►
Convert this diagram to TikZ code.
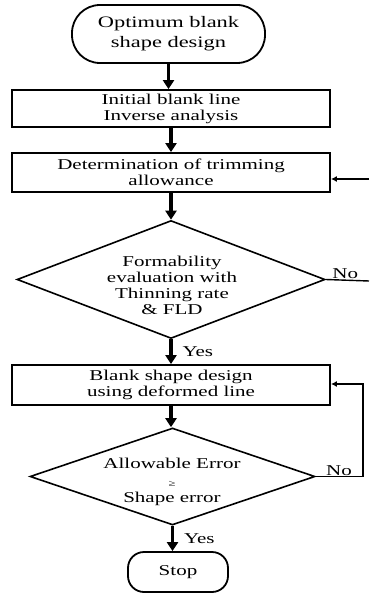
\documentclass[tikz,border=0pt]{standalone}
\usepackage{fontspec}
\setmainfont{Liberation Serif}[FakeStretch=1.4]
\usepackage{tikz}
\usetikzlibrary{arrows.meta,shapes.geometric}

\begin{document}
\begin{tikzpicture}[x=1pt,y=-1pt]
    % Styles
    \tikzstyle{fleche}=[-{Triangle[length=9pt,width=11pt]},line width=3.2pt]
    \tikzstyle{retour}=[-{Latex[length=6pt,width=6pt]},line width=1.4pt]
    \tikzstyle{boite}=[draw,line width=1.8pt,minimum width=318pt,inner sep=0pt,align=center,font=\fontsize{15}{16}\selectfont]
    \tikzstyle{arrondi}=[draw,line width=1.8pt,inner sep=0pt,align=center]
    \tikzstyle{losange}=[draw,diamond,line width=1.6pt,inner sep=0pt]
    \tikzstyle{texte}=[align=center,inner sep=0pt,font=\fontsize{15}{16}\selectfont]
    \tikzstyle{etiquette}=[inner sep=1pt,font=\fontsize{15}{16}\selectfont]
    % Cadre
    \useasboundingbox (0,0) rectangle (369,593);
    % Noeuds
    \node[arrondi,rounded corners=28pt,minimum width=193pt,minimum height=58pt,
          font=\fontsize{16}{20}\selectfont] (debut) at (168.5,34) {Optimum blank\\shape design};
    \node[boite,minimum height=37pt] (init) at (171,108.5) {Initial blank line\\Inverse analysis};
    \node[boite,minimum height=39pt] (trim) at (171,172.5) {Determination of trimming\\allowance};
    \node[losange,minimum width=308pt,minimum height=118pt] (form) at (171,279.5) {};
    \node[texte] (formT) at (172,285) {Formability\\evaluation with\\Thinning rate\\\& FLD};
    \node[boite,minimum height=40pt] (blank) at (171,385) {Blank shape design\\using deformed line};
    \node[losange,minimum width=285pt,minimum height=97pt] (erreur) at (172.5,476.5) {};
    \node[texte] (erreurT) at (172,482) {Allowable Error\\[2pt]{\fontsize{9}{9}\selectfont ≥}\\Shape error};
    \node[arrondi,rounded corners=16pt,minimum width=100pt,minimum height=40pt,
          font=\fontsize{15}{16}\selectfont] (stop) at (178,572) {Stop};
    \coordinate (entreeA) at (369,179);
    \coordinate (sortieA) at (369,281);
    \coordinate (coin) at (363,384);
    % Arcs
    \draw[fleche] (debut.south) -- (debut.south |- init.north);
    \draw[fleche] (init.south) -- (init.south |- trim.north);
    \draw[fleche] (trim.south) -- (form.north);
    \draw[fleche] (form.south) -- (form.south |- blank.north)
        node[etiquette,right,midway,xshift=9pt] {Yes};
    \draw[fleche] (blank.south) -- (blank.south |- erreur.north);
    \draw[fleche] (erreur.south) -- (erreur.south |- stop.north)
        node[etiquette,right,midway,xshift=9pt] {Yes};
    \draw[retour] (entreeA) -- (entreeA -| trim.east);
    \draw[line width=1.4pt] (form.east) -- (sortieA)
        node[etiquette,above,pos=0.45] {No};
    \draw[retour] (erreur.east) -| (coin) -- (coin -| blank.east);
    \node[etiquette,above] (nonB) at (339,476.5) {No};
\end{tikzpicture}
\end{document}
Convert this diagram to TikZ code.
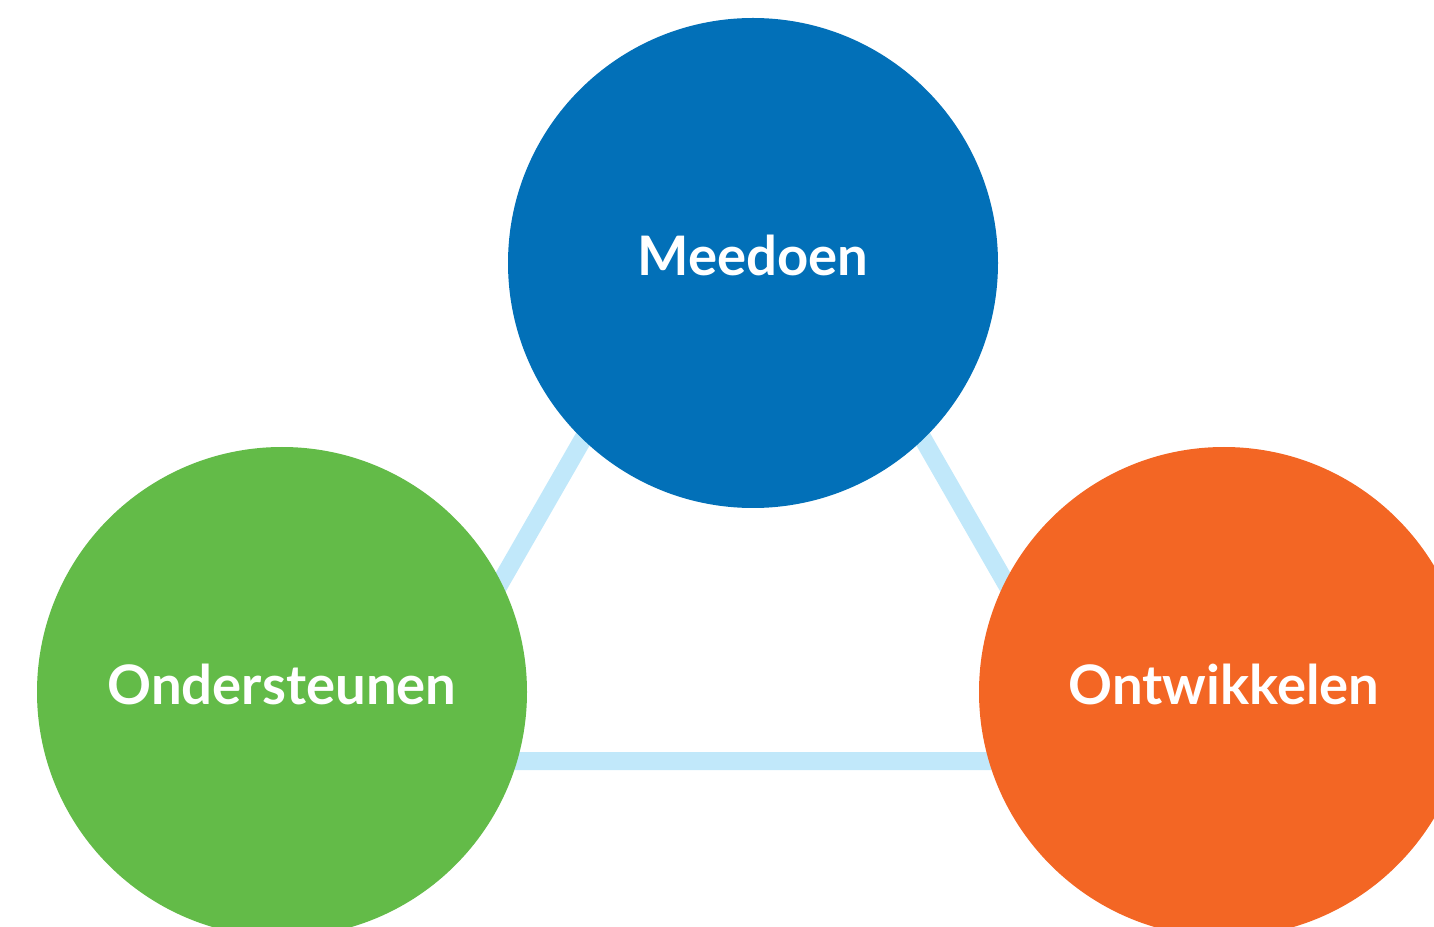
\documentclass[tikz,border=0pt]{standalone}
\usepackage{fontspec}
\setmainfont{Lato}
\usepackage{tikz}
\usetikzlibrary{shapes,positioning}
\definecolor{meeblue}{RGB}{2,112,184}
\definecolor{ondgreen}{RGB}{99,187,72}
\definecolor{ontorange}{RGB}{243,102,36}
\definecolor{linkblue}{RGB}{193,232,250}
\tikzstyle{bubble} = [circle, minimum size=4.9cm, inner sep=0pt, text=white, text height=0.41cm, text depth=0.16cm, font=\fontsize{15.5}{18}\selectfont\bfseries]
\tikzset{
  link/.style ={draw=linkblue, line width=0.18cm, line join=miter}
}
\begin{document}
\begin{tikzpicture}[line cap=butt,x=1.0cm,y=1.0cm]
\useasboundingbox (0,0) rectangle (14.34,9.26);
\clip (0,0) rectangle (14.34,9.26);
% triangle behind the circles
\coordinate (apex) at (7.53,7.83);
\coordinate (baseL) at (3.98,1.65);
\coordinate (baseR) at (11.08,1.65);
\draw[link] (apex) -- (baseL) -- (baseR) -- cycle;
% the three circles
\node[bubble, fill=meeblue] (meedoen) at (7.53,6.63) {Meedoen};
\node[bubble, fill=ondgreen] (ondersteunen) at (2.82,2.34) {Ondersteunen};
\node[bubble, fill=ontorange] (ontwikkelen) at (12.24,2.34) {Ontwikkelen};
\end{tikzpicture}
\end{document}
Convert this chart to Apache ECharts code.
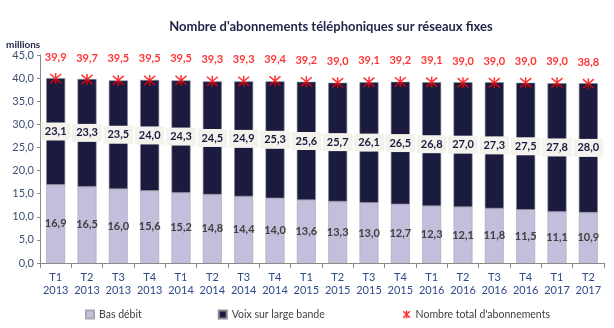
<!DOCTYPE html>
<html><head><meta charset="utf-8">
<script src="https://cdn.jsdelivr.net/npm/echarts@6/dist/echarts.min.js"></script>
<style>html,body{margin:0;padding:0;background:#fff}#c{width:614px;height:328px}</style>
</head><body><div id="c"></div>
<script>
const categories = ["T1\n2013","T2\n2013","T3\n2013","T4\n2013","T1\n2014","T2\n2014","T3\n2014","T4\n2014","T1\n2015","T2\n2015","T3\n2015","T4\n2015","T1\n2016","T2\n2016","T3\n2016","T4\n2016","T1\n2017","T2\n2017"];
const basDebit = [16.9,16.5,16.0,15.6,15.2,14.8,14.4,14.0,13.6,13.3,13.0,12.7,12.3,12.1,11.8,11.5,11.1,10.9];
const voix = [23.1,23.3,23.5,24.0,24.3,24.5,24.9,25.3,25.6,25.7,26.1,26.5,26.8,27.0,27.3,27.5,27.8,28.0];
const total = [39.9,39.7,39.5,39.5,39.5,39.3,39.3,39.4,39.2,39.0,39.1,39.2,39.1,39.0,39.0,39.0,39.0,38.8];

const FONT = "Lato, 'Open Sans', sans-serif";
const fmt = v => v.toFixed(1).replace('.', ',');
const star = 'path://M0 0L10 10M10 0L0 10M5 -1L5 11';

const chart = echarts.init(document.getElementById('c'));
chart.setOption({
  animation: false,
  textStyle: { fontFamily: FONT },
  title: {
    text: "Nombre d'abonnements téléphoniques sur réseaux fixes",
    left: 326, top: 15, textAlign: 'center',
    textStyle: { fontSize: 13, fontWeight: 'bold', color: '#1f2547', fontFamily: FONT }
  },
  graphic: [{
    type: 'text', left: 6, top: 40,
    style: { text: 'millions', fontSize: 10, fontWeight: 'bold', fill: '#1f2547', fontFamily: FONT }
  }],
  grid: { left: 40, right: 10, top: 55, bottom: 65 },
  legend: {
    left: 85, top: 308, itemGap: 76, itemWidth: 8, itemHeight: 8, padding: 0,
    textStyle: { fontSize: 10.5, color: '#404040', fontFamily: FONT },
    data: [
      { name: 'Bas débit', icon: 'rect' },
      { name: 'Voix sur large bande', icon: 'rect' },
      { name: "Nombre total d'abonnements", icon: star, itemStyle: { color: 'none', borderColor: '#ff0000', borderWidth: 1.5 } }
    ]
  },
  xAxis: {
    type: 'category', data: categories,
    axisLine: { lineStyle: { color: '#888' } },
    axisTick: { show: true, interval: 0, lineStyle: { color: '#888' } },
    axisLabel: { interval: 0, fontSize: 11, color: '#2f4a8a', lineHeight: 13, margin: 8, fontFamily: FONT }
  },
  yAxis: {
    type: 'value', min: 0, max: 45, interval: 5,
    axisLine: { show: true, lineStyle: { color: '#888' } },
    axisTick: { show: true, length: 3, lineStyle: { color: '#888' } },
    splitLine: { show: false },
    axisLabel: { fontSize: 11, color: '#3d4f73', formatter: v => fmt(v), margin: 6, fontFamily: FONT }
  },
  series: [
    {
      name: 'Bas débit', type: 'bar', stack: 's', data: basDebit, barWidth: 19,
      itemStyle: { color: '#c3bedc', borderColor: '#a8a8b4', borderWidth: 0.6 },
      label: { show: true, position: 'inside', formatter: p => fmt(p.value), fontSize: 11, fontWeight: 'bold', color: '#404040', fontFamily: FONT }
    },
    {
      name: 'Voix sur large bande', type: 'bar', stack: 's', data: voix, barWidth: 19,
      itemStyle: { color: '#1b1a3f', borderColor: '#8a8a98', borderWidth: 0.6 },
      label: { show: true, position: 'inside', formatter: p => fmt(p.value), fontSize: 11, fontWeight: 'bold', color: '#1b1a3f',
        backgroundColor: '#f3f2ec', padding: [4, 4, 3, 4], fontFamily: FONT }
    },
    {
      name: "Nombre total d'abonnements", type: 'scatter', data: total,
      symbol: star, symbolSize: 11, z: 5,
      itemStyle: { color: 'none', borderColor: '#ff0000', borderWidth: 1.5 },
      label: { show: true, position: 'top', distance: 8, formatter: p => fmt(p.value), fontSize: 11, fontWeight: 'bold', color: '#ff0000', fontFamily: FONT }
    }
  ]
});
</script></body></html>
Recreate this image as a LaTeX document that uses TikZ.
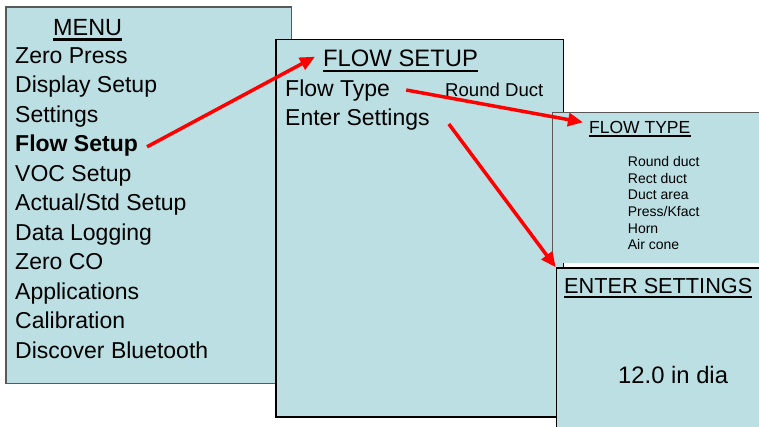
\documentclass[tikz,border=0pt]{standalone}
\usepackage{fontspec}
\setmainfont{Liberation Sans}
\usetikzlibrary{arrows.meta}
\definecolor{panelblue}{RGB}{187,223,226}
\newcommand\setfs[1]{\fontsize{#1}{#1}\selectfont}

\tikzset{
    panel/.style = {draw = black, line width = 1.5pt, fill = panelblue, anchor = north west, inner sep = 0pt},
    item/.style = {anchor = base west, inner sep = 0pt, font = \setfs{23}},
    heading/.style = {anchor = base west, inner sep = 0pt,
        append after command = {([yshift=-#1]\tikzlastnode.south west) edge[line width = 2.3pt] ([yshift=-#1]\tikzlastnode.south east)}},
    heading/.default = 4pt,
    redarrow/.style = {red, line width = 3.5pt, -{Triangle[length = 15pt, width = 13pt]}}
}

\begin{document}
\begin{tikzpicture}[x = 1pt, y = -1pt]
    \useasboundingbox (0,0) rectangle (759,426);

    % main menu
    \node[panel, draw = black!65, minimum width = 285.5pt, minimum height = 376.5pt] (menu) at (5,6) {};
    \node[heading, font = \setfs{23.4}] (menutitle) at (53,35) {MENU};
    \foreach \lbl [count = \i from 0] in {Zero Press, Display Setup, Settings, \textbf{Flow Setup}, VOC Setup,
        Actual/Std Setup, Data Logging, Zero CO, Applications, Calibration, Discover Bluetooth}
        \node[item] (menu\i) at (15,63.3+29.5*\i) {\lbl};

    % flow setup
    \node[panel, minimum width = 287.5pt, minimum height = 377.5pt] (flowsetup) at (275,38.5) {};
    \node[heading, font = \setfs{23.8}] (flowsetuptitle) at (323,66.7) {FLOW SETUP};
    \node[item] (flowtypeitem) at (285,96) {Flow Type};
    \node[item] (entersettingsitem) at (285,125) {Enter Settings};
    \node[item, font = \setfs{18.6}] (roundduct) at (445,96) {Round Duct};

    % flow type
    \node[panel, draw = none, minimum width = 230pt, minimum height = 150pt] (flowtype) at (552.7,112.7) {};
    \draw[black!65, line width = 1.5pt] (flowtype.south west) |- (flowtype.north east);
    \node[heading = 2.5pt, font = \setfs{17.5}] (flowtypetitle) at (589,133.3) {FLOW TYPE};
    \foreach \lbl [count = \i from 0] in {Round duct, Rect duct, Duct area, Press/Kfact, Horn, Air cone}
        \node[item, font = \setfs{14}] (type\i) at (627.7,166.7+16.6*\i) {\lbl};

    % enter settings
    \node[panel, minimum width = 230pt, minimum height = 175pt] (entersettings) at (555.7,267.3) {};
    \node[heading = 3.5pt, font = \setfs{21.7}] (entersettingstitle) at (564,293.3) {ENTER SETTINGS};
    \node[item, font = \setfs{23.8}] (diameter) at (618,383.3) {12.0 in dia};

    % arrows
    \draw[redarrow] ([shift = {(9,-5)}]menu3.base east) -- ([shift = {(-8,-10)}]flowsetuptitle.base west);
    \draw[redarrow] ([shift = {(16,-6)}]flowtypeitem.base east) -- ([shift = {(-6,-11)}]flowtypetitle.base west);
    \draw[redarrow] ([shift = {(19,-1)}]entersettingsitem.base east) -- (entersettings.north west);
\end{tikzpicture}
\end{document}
◄
Given exercise => Collect every line from the records above that contains the word "this".

The reply =>
Convert this diagram to TikZ code.
Convert this diagram to TikZ code.
Convert this chart to Apache ECharts code.
Recreate this image as a LaTeX document that uses TikZ.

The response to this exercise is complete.